Dubbed as a capital of new energy, Changzhou City, east China’s Jiangsu Province, reported a regional gross domestic product (GDP) of 1.01 trillion yuan (about 140.8 billion U.S. dollars) in 2023, up 6.8 percent year on year, the local statistics department said Tuesday.
​With a population of around five million, Changzhou has become the least populated Chinese city with a regional GDP of over one trillion yuan, joining Suzhou, Nanjing, Wuxi, and Nantong as the fifth city in Jiangsu Province to achieve this milestone.
As a manufacturing hub in the Yangtze River Delta, the city has magnetized a thriving cluster of top-notch battery and new energy vehicle (NEV) makers, infusing robust momentum into its economic growth.
The output value of the new energy industry in the city reached about 768 billion yuan last year, and the city aims to expand the output value to over one trillion yuan by 2025, according to Chen Jinhu, Party chief of Changzhou. “The new energy industry is a winning formula for Changzhou’s development.”
Data show that the industrial chain integrity of power batteries in Changzhou has reached 97 percent, ranking first in China, and the output accounts for 20 percent of the country’s production capacity.
The city also contributes to 10 percent of Chinese-made photovoltaic cells and modules.

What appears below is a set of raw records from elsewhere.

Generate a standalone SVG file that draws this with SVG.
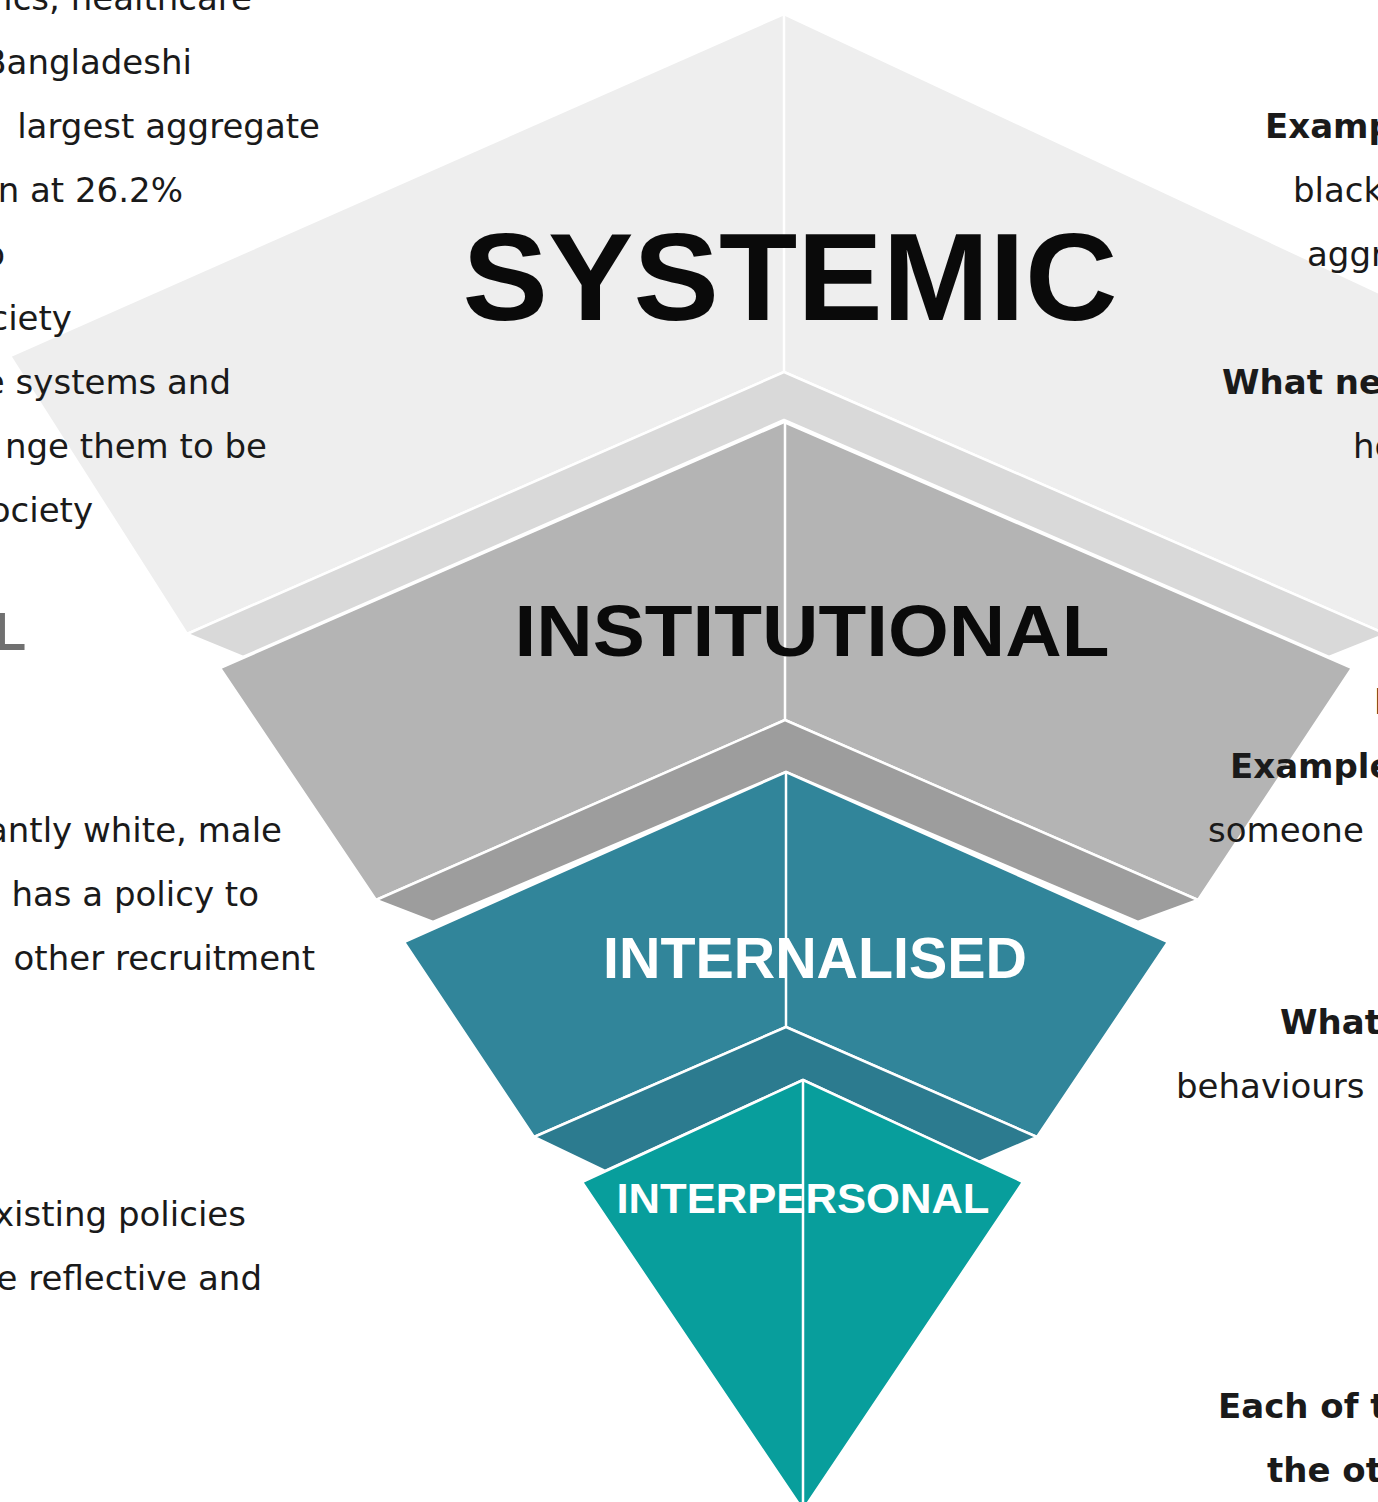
<svg xmlns="http://www.w3.org/2000/svg" width="1378" height="1502" viewBox="0 0 1378 1502">
<style>
.face{stroke:#ffffff;stroke-width:2.5;stroke-linejoin:round}
.sep{stroke:#ffffff;stroke-width:2.5;fill:none}
.body{font-family:"DejaVu Sans","Liberation Sans",sans-serif;font-size:34px;fill:#1a1a1a}
.bold{font-weight:bold}
.lbl{font-family:"Liberation Sans","DejaVu Sans",sans-serif;font-weight:bold}
.l{text-anchor:end}
</style>
<rect width="1378" height="1502" fill="#ffffff"/>
<g id="layer-systemic">
<polygon class="face" fill="#eeeeee" points="784,14 1570,382 1386,634 784,372 187,634 10,356"/>
<polygon class="face" fill="#d9d9d9" points="187,634 784,372 1386,634 1329,657 784,420 243,657"/>
<line class="sep" x1="784" y1="14" x2="784" y2="372"/>
<text class="lbl" x="790" y="320" font-size="125" text-anchor="middle" textLength="655" lengthAdjust="spacingAndGlyphs" fill="#0a0a0a">SYSTEMIC</text>
</g>
<g id="layer-institutional">
<polygon class="face" fill="#b4b4b4" points="784,422 1352,668 1198,900 785,720 376,900 220,668"/>
<polygon class="face" fill="#9d9d9d" points="376,900 785,720 1198,900 1138,922 786,772 433,922"/>
<line class="sep" x1="785" y1="422" x2="785" y2="720"/>
<text class="lbl" x="812" y="656" font-size="72" text-anchor="middle" textLength="595" lengthAdjust="spacingAndGlyphs" fill="#0a0a0a">INSTITUTIONAL</text>
</g>
<g id="layer-internalised">
<polygon class="face" fill="#31859a" points="786,772 1168,942 1037,1137 786,1027 534,1137 404,942"/>
<polygon class="face" fill="#2c7b8f" points="534,1137 786,1027 1037,1137 979,1162 803,1080 605,1171"/>
<line class="sep" x1="786" y1="772" x2="786" y2="1027"/>
<text class="lbl" x="815" y="978" font-size="57" text-anchor="middle" textLength="424" lengthAdjust="spacingAndGlyphs" fill="#ffffff">INTERNALISED</text>
</g>
<g id="layer-interpersonal">
<polygon class="face" fill="#089e9c" points="803,1080 1023,1182 803,1510 582,1182"/>
<line class="sep" x1="803" y1="1080" x2="803" y2="1502"/>
<text class="lbl" x="803" y="1213" font-size="42" text-anchor="middle" textLength="373" lengthAdjust="spacingAndGlyphs" fill="#ffffff">INTERPERSONAL</text>
</g>
<g id="connectors"></g>
<g id="notes-left">
<text class="body l" x="252" y="10">ics, healthcare</text>
<text class="body l" x="192" y="74">Bangladeshi</text>
<text class="body l" x="320" y="138">largest aggregate</text>
<text class="body l" x="183" y="202">en at 26.2%</text>
<text class="body l" x="5" y="266">o</text>
<text class="body l" x="72" y="330">ciety</text>
<text class="body l" x="231" y="394">e systems and</text>
<text class="body l" x="267" y="458">nge them to be</text>
<text class="body l" x="93" y="522">ociety</text>
<text class="lbl l" x="26" y="650" font-size="53" fill="#707070">L</text>
<text class="body l" x="282" y="842">antly white, male</text>
<text class="body l" x="259" y="906">has a policy to</text>
<text class="body l" x="315" y="970">other recruitment</text>
<text class="body l" x="246" y="1226">xisting policies</text>
<text class="body l" x="262" y="1290">e reflective and</text>
</g>
<g id="notes-right">
<text class="body bold" x="1265" y="138">Example</text>
<text class="body" x="1293" y="202">black</text>
<text class="body" x="1307" y="266">aggr</text>
<text class="body bold" x="1222" y="394">What next</text>
<text class="body" x="1353" y="458">ho</text>
<text class="body" x="1374" y="714">l</text>
<text class="body bold" x="1230" y="778">Example</text>
<text class="body" x="1208" y="842">someone</text>
<text class="body bold" x="1280" y="1034">What</text>
<text class="body" x="1176" y="1098">behaviours</text>
<text class="body bold" x="1218" y="1418">Each of t</text>
<text class="body bold" x="1267" y="1482">the oth</text>
</g>
</svg>
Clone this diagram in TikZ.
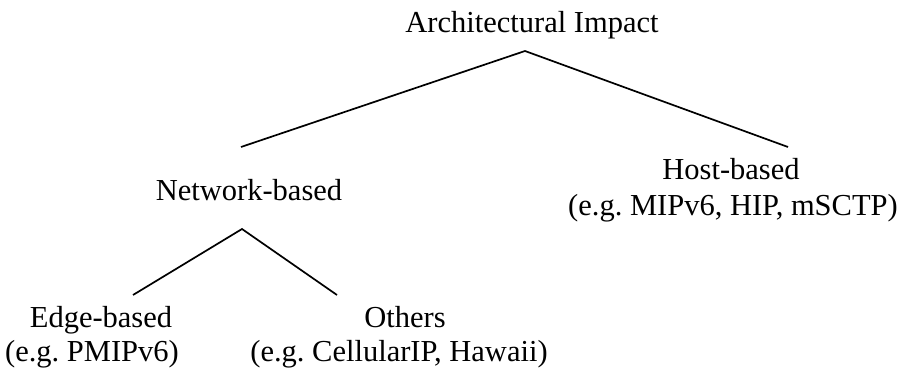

In 2023, it produced more than 700,000 NEVs, accounting for 70 percent of those made in Jiangsu.
“Changzhou’s new energy industry cluster is very developed and highly concentrated, so it fosters strong innovation capacity and great efficiency in production,” said Zhang Yaojun, a professor from Renmin University of China.
Plenty of foreign-funded companies in new energy have also settled in Changzhou and benefited from the local industrial chain.
“We choose Changzhou because we need a place where we can get to scale very quickly, and Changzhou offers a unique combination of supply chain infrastructure,” said Jorg Heinemann, CEO of America’s EnerVenue, a storage battery supplier. “We want to be a large part of Changzhou’s new energy vision and scale here and grow very big in this location.”
And the progress of Changzhou is the epitome of how China is continuously moving toward the green transition. The city representatives were invited to a side event at the China Pavilion of the COP28 climate change conference last year.
“For Changzhou, new energy is not just an industry, and the ultimate participants and beneficiaries of promoting green and low-carbon development are the people,” said Wang Xiaodong, a local official, at the event.